Site slow down - backlog of workers
Incident Report for 17hats
Resolved
All systems are caught up. We have identified the root cause, and have added measures to insure this won't repeat itself.

We have also fixed the monitors that should have alerted us sooner but didn't.

Thank you all for your patience today as we figured out what caused this!
Posted Feb 11, 2019 - 17:06 PST
Update
The site itself is functioning properly and has been since about 9am PT this morning. Some background workers are still catching up.

We are still investigating the root cause.
Posted Feb 11, 2019 - 14:55 PST
Update
We are continuing to investigate this issue.
Posted Feb 11, 2019 - 08:55 PST
Investigating
During the weekend, our background worker machines got overloaded and started delaying executing certain tasks, such as calendar sync. For reasons to be investigated still, no alerts were given until this morning.

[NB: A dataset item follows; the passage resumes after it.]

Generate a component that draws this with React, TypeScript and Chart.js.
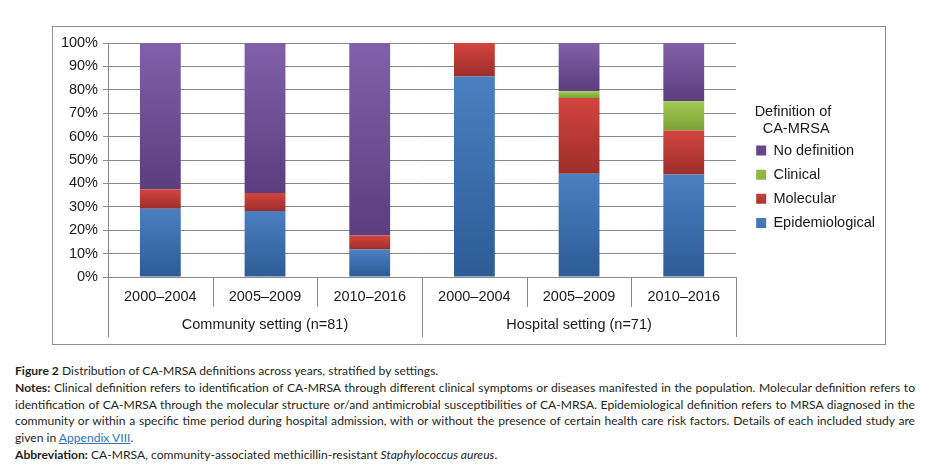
import React, { useEffect, useRef } from "react";
import { Chart, registerables } from "chart.js";

Chart.register(...registerables);

const CATEGORIES = ["2000–2004", "2005–2009", "2010–2016", "2000–2004", "2005–2009", "2010–2016"];
const GROUPS = ["Community setting (n=81)", "Hospital setting (n=71)"];
const GROUP_SIZES = [3, 3];
const Y_TICKS = [0, 10, 20, 30, 40, 50, 60, 70, 80, 90, 100];

const EPIDEMIOLOGICAL = [29.2, 28.2, 11.8, 85.7, 44.1, 43.8];
const MOLECULAR = [8.3, 7.7, 5.9, 14.3, 32.4, 18.8];
const CLINICAL = [0, 0, 0, 0, 2.9, 12.5];
const NO_DEFINITION = [62.5, 64.1, 82.3, 0, 20.6, 24.9];

const SERIES_NAMES = ["Epidemiological", "Molecular", "Clinical", "No definition"];
const SERIES = [EPIDEMIOLOGICAL, MOLECULAR, CLINICAL, NO_DEFINITION];
const COLORS = [
  { top: "#4a7fc1", bottom: "#2d5c96", solid: "#3d6eb0" },
  { top: "#d4443f", bottom: "#9c2e2b", solid: "#c0393a" },
  { top: "#a3ca50", bottom: "#79a236", solid: "#8fb843" },
  { top: "#8160a9", bottom: "#5b3e7e", solid: "#6e4f96" },
];

const FONT = '"Liberation Sans", Arial, sans-serif';
const TEXT = "#1a1a1a";
const GRID = "#8a8a8a";

function makeBg(dsIndex: number) {
  const c = COLORS[dsIndex];
  return (ctx: any) => {
    if (ctx.type !== "data") return c.solid;
    const chart = ctx.chart;
    const y = chart.scales && chart.scales.y;
    if (!y || !chart.chartArea) return c.solid;
    const i = ctx.dataIndex;
    let start = 0;
    for (let d = 0; d < dsIndex; d++) start += SERIES[d][i];
    const end = start + SERIES[dsIndex][i];
    const p0 = y.getPixelForValue(Math.min(end, 100));
    const p1 = y.getPixelForValue(start);
    if (!isFinite(p0) || !isFinite(p1) || Math.abs(p1 - p0) < 0.5) return c.solid;
    const g = chart.ctx.createLinearGradient(0, p0, 0, p1);
    g.addColorStop(0, c.top);
    g.addColorStop(1, c.bottom);
    return g;
  };
}

const separators = {
  id: "separators",
  afterDraw(chart: any) {
    const xs = chart.scales.x;
    const x2 = chart.scales.x2;
    if (!xs || !x2) return;
    const n = CATEGORIES.length;
    const groupBounds = new Set<number>([0]);
    let acc = 0;
    GROUP_SIZES.forEach((s) => {
      acc += s;
      groupBounds.add(acc);
    });
    const ctx = chart.ctx;
    ctx.save();
    ctx.strokeStyle = GRID;
    ctx.lineWidth = 1;
    for (let i = 0; i <= n; i++) {
      let px: number;
      if (i === 0) px = xs.left;
      else if (i === n) px = xs.right;
      else px = (xs.getPixelForValue(i - 1) + xs.getPixelForValue(i)) / 2;
      px = Math.round(px) + 0.5;
      const bottom = groupBounds.has(i) ? x2.bottom : xs.bottom;
      ctx.beginPath();
      ctx.moveTo(px, xs.top);
      ctx.lineTo(px, bottom);
      ctx.stroke();
    }
    ctx.restore();
  },
};

export default function App() {
  const ref = useRef<HTMLCanvasElement>(null);

  useEffect(() => {
    if (!ref.current) return;
    const chart = new Chart(ref.current, {
      type: "bar",
      data: {
        labels: CATEGORIES,
        datasets: SERIES.map((values, i) => ({
          label: SERIES_NAMES[i],
          data: values,
          backgroundColor: makeBg(i),
          borderWidth: 0,
          categoryPercentage: 1,
          barPercentage: 0.39,
          xAxisID: "x",
          yAxisID: "y",
        })),
      },
      options: {
        responsive: true,
        maintainAspectRatio: false,
        animation: false,
        layout: { padding: { top: 16, bottom: 7, left: 0, right: 0 } },
        plugins: {
          tooltip: { enabled: false },
          legend: {
            position: "right",
            align: "start",
            reverse: true,
            title: {
              display: true,
              text: ["  Definition of", "    CA-MRSA"],
              position: "start",
              color: TEXT,
              font: { family: FONT, size: 14.5 },
              padding: { top: 61.25, bottom: 12.1 } as any,
            },
            labels: {
              boxWidth: 10,
              boxHeight: 10,
              padding: 9.6,
              color: TEXT,
              font: { family: FONT, size: 14.5 },
            },
          },
        },
        scales: {
          x: {
            type: "category",
            stacked: true,
            position: "bottom",
            weight: 1,
            grid: { display: true, drawOnChartArea: false, drawTicks: false },
            border: { display: true, color: GRID, width: 1 },
            ticks: { color: TEXT, font: { family: FONT, size: 14.5 }, padding: 11.3, maxRotation: 0, autoSkip: false },
            afterFit: (s: any) => {
              s.height = 30;
            },
          },
          x2: {
            type: "category",
            labels: GROUPS,
            position: "bottom",
            weight: 2,
            offset: true,
            grid: { display: false, drawTicks: false },
            border: { display: false },
            ticks: { color: TEXT, font: { family: FONT, size: 14.5 }, padding: 9.3, maxRotation: 0, autoSkip: false },
            afterFit: (s: any) => {
              s.height = 30;
            },
          },
          y: {
            type: "linear",
            stacked: true,
            min: 0,
            max: 100,
            position: "left",
            grid: { color: GRID, lineWidth: 1, tickLength: 5, drawTicks: true },
            border: { display: true, color: GRID, width: 1 },
            afterBuildTicks: (s: any) => {
              s.ticks = Y_TICKS.map((v) => ({ value: v }));
            },
            ticks: {
              color: TEXT,
              font: { family: FONT, size: 14.5 },
              padding: 5,
              callback: (v: any) => v + "%",
            },
            afterFit: (s: any) => {
              s.width = 55;
            },
          },
          gap: {
            type: "linear",
            position: "right",
            display: true,
            grid: { display: false, drawTicks: false },
            border: { display: false },
            ticks: { display: false },
            afterFit: (s: any) => {
              s.width = 10.5;
            },
          },
        },
      } as any,
      plugins: [separators],
    });
    return () => chart.destroy();
  }, []);

  const cap: React.CSSProperties = {
    fontFamily: "Lato, 'Open Sans', sans-serif",
    fontSize: "12.1px",
    lineHeight: "16.7px",
    color: "#231f20",
  };
  const just: React.CSSProperties = { textAlign: "justify", textAlignLast: "justify" as any };

  return (
    <div style={{ height: 453, width: 909, overflow: "hidden" }}>
      <div style={{ padding: "18px 0 0 44px" }}>
        <div style={{ border: "1px solid #8e8e8e", width: 832, height: 317 }}>
          <div style={{ position: "relative", width: 832, height: 317 }}>
            <canvas ref={ref} />
          </div>
        </div>
      </div>
      <div style={{ ...cap, marginTop: "18.3px", marginLeft: 7, width: 900 }}>
        <div>
          <b>Figure 2</b> Distribution of CA-MRSA definitions across years, stratified by settings.
        </div>
        <div style={just}>
          <b>Notes:</b> Clinical definition refers to identification of CA-MRSA through different clinical symptoms or diseases manifested in the population. Molecular definition refers to
        </div>
        <div style={just}>
          identification of CA-MRSA through the molecular structure or/and antimicrobial susceptibilities of CA-MRSA. Epidemiological definition refers to MRSA diagnosed in the
        </div>
        <div style={just}>
          community or within a specific time period during hospital admission, with or without the presence of certain health care risk factors. Details of each included study are
        </div>
        <div>
          given in <span style={{ color: "#2f72b8", textDecoration: "underline" }}>Appendix VIII</span>.
        </div>
        <div>
          <b>Abbreviation:</b> CA-MRSA, community-associated methicillin-resistant <i>Staphylococcus aureus</i>.
        </div>
      </div>
    </div>
  );
}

When we unclogged the worker machines however, we got so many requests from 3rd party integrations that this clogged all our app servers, which slowed down the site. We paused the workers and are bringing them back one-by-one so that the site is available as normal. The workers should be fully back to normal within the next few hours.

These things are never fun, especially on a Monday morning! We will keep you posted with updates
Posted Feb 11, 2019 - 08:55 PST
This incident affected: Web App.